Recipes
Maya’s Chocolate Fudge Cake
Adapted from Flavor Flours by Alice Medrich with Maya Klein
This American style chocolate layer cake with chocolate frosting will knock your socks off. There is nothing more to say! Hint: I usually make the frosting first so that it has plenty of time to set up while the cake is baking and cooling, especially in warm weather.
Serves 10-12
To make the cake: Position a rack in the lower third of the oven and preheat the oven to 350 F. Grease the sides of the cake pans with vegetable oil spray or butter and line the bottoms with parchment paper.
Put the sugar, rice flour, oat flour, cocoa powder, salt, xanthan gum, baking powder, and baking soda in the bowl of the stand mixer and mix with the paddle attachment until well combined. Add the eggs, milk, and vanilla and beat on medium speed for 2 minutes. Add the oil and beat until smooth. Stir in the hot water until well incorporated. The batter will be thin.

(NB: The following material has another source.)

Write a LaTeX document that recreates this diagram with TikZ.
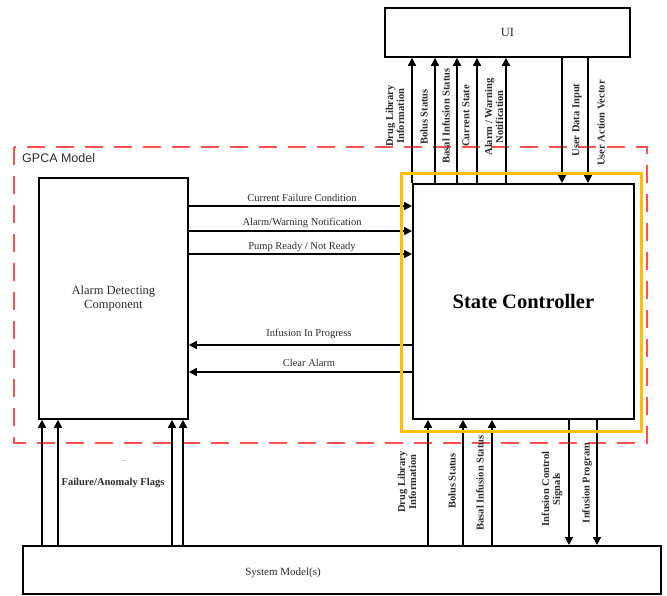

Divide the batter between the prepared pans and bake 8 inch layers for 20-25 minutes or 9-inch layers for 30-35 minutes until the cakes pulls way slightly from the edges of the pans and a toothpick inserted near the center comes out almost clean. Set the pans on a rack to cool completely before frosting or storing.
When the layers are cool, slide a thin knife or a small metal spatula around the edge of the cakes to detach them from the pans. Invert the layers and peel off the parchment liners. Set on layer on a serving platter. For a two-layer cake, spread one quarter of the frosting on top of the layer and top with the second layer. For a three-layer cake, spread one fifth of the frosting on the first layer, top with the second layer, spread with frosting, and top with the third layer. Spread a very thin layer of frosting over the top and sides of the cake just to smooth the surface and glue on any crumbs. Chill to set the frosting, about half an hour. Stir the remaining frosting until smooth (warm it slightly if necessary) and spread it over the top and sides of the cake, as luxuriously as you want. The cake keeps in an airtight container for up to 5 days in the refrigerator. Bring to room temperature before serving.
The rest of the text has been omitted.